Supporters and opponents of Supervisor Kristen C. Umstattd’s (D-Leesburg) resolution stood their ground, with lesbian, gay, bisexual and transgender advocates calling it a needed measure, and some opponents calling it an affront to their beliefs. Other opponents said board resolutions were not the place for such a statement.
Nick Harding, of Sterling, said members of the LGBT community live in fear of discrimination, making more difficult to experience pride.
“That discrimination, to the extent that is comes, or happens, happens because the straight community, or at least people in the straight community, have not had had their consciousness raised and are the ones who are discriminating,” he said.
But state Sen.
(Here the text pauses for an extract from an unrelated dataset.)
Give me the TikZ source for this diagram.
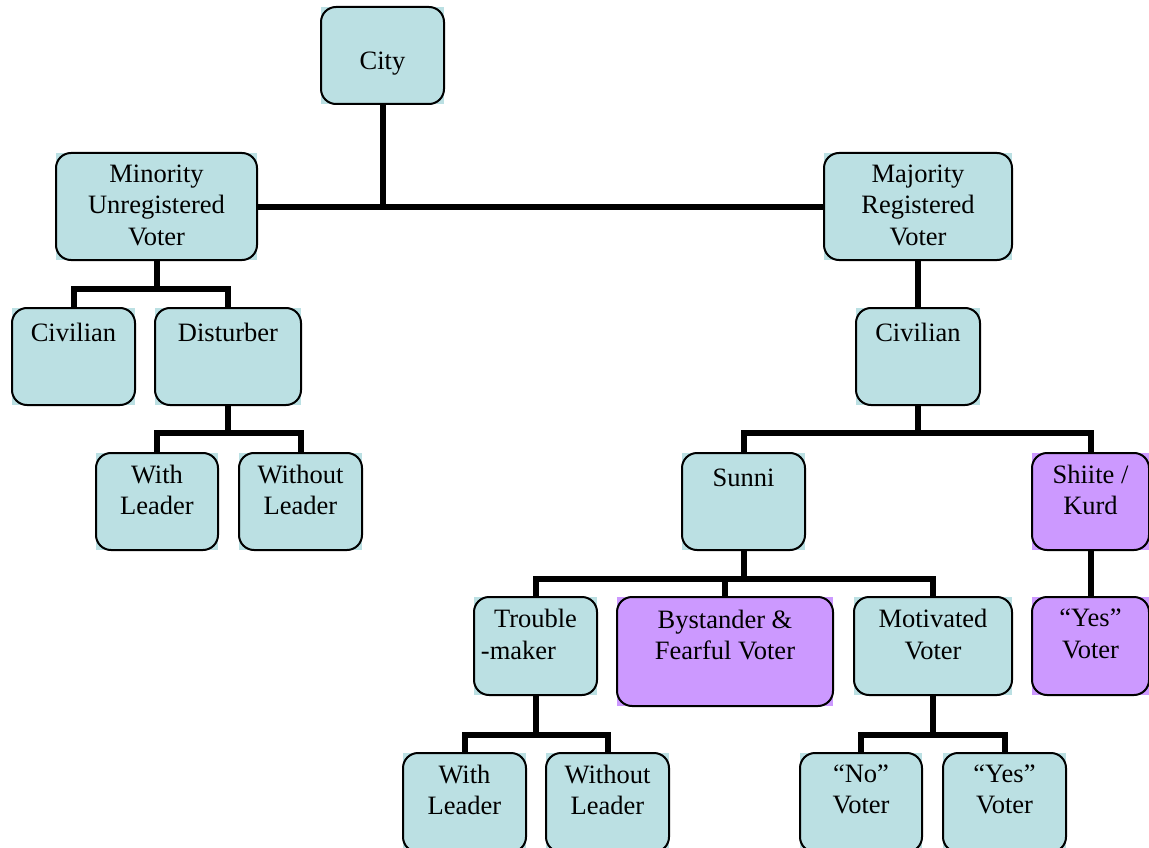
\documentclass[tikz,border=0pt]{standalone}
\usepackage{fontspec}
\setmainfont{Liberation Serif}
\usetikzlibrary{fit}
\definecolor{tealfill}{HTML}{BBE0E3}
\definecolor{violetfill}{HTML}{CC99FF}
\tikzset{
  boxfill/.style={fill=#1, draw=none, inner sep=0pt, outer sep=0pt},
  boxline/.style={draw=black, line width=2pt, rounded corners=15pt},
  % the strut fixes the first baseline 22pt below the node's top
  lbl/.style={font=\fontsize{26.5}{31.5}\selectfont, align=center, inner sep=0pt,
    anchor=north, execute at begin node=\strut},
  conn/.style={draw=black, line width=6pt},
}
% filled box from two corners, outlined with rounded corners
\newcommand{\orgbox}[6]{%
  \node[boxfill=#6, fit={(#2,#3) (#4,#5)}] (#1) {};
  \draw[boxline] (#1.north west) rectangle (#1.south east);
}
\begin{document}
\begin{tikzpicture}[x=1pt, y=-1pt]
\useasboundingbox (0,0) rectangle (1149,848);

% boxes
\orgbox{city}{321}{7}{444}{104}{tealfill}
\orgbox{minority}{56}{153}{257}{260}{tealfill}
\orgbox{majority}{824}{153}{1012}{260}{tealfill}
\orgbox{civL}{12}{308}{135}{405}{tealfill}
\orgbox{disturber}{155}{308}{301}{405}{tealfill}
\orgbox{civR}{856}{308}{980}{405}{tealfill}
\orgbox{withL}{96}{453}{218}{550}{tealfill}
\orgbox{withoutL}{239}{453}{362}{550}{tealfill}
\orgbox{sunni}{682}{453}{805}{550}{tealfill}
\orgbox{shiite}{1032}{453}{1149}{550}{violetfill}
\orgbox{trouble}{474}{597}{597}{695}{tealfill}
\orgbox{bystander}{617}{597}{833}{706}{violetfill}
\orgbox{motivated}{854}{597}{1012}{695}{tealfill}
\orgbox{yesR}{1032}{597}{1149}{695}{violetfill}
\orgbox{withB}{403}{753}{526}{852}{tealfill}
\orgbox{withoutB}{546}{753}{669}{852}{tealfill}
\orgbox{noB}{800}{753}{922}{852}{tealfill}
\orgbox{yesB}{943}{753}{1066}{852}{tealfill}

% labels
\node[lbl] (city-t) at ([yshift=-40pt]city.north) {City};
\node[lbl] (minority-t) at ([yshift=-11.5pt]minority.north) {Minority\\Unregistered\\Voter};
\node[lbl] (majority-t) at ([yshift=-11.5pt]majority.north) {Majority\\Registered\\Voter};
\node[lbl] (civL-t) at ([yshift=-11.5pt]civL.north) {Civilian};
\node[lbl] (disturber-t) at ([yshift=-11.5pt]disturber.north) {Disturber};
\node[lbl] (civR-t) at ([yshift=-11.5pt]civR.north) {Civilian};
\node[lbl] (withL-t) at ([yshift=-11.5pt]withL.north) {With\\Leader};
\node[lbl] (withoutL-t) at ([yshift=-11.5pt]withoutL.north) {Without\\Leader};
\node[lbl] (sunni-t) at ([yshift=-11.5pt]sunni.north) {Sunni};
\node[lbl] (shiite-t) at ([yshift=-11.5pt]shiite.north) {Shiite /\\Kurd};
\node[lbl] (trouble-t) at ([yshift=-12pt]trouble.north) {Trouble\\-maker\hspace*{34pt}};
\node[lbl] (bystander-t) at ([yshift=-12.5pt]bystander.north) {Bystander \&\\Fearful Voter};
\node[lbl] (motivated-t) at ([yshift=-12pt]motivated.north) {Motivated\\Voter};
\node[lbl] (yesR-t) at ([yshift=-12pt]yesR.north) {“Yes”\\Voter};
\node[lbl] (withB-t) at ([yshift=-11.5pt]withB.north) {With\\Leader};
\node[lbl] (withoutB-t) at ([yshift=-11.5pt]withoutB.north) {Without\\Leader};
\node[lbl] (noB-t) at ([yshift=-11.5pt]noB.north) {“No”\\Voter};
\node[lbl] (yesB-t) at ([yshift=-11.5pt]yesB.north) {“Yes”\\Voter};

% connectors
\draw[conn] (minority.east) -- (majority.west);
\draw[conn] (city.south) -- (city.south |- minority.east);

\draw[conn] (minority.south) -- ++(0,29) -| (civL.north);
\draw[conn] (minority.south) -- ++(0,29) -| (disturber.north);

\draw[conn] (disturber.south) -- ++(0,28) -| (withL.north);
\draw[conn] (disturber.south) -- ++(0,28) -| (withoutL.north);

\draw[conn] (majority.south) -- (civR.north);

\draw[conn] (civR.south) -- ++(0,28) -| (sunni.north);
\draw[conn] (civR.south) -- ++(0,28) -| (shiite.north);

\draw[conn] (sunni.south) -- ++(0,29) -| (trouble.north);
\draw[conn] (sunni.south) -- ++(0,29) -| (bystander.north);
\draw[conn] (sunni.south) -- ++(0,29) -| (motivated.north);

\draw[conn] (shiite.south) -- (yesR.north);

\draw[conn] (trouble.south) -- ++(0,40) -| (withB.north);
\draw[conn] (trouble.south) -- ++(0,40) -| (withoutB.north);

\draw[conn] (motivated.south) -- ++(0,40) -| (noB.north);
\draw[conn] (motivated.south) -- ++(0,40) -| (yesB.north);
\end{tikzpicture}
\end{document}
Richard H. Black (R-13) pushed back, saying such measures cater to a narrow portion of the population.
“I don’t believe it reflects the public sentiment of the county,” Black said. “We really do not need our consciousness raised.”
Black then said members of the LGBT community have higher incomes, lower unemployment and more disposable income that the average person.
“Many families face greater struggles,” Black said. “If discrimination exists, it certainly is not one that they have to deal with.”
Black further responded to comments Umstattd made in June in which she called supporting the resolution the “decent and Christian thing to do,” saying LGBT advocates should not invoke Christianity. Rather than single out any group, Black said supervisors should “celebrate the entire community.”
Rev. Anya Sammler-Michael, a minister at the Unitarian Universalist Congregation of Sterling, spoke about the need to show support for the LGBT community because they face discrimination and greater rates of depression.
“Our youth struggle to see their own inherent worth and dignity, and out of desperation they take their own lives,” she said, pointing to a 2015 spike in suicides in Loudoun.
When Patrick Henry College student Andrew Bambrick said the LGBT community “has already achieved their stated goal,” NOVA Pride president and executive director Brian Reach responded, “We didn’t just want gay marriage.”
Rev. Bill Cook weighed in as well, saying LBGT issues are being conflated with race issues, and that those who oppose homosexuality based on religious convictions are made to feel “inhumane and bigoted.”
“God forbids sodomy,” he said, adding that is the board were to approve a measure such as the LGBT Pride Month resolution, “there will be divine intervention at some level.”
Supervisors never had the opportunity to vote on the LGBT Pride resolution, instead to adopting the Love Loudoun substitute resolution offered by Supervisor Ron Meyer (R-Broad Run). They also changed the Board’s rules of order to prevent resolutions from reaching the dais without concurrence of the chair and vice chair, and from being adopted without unanimous support.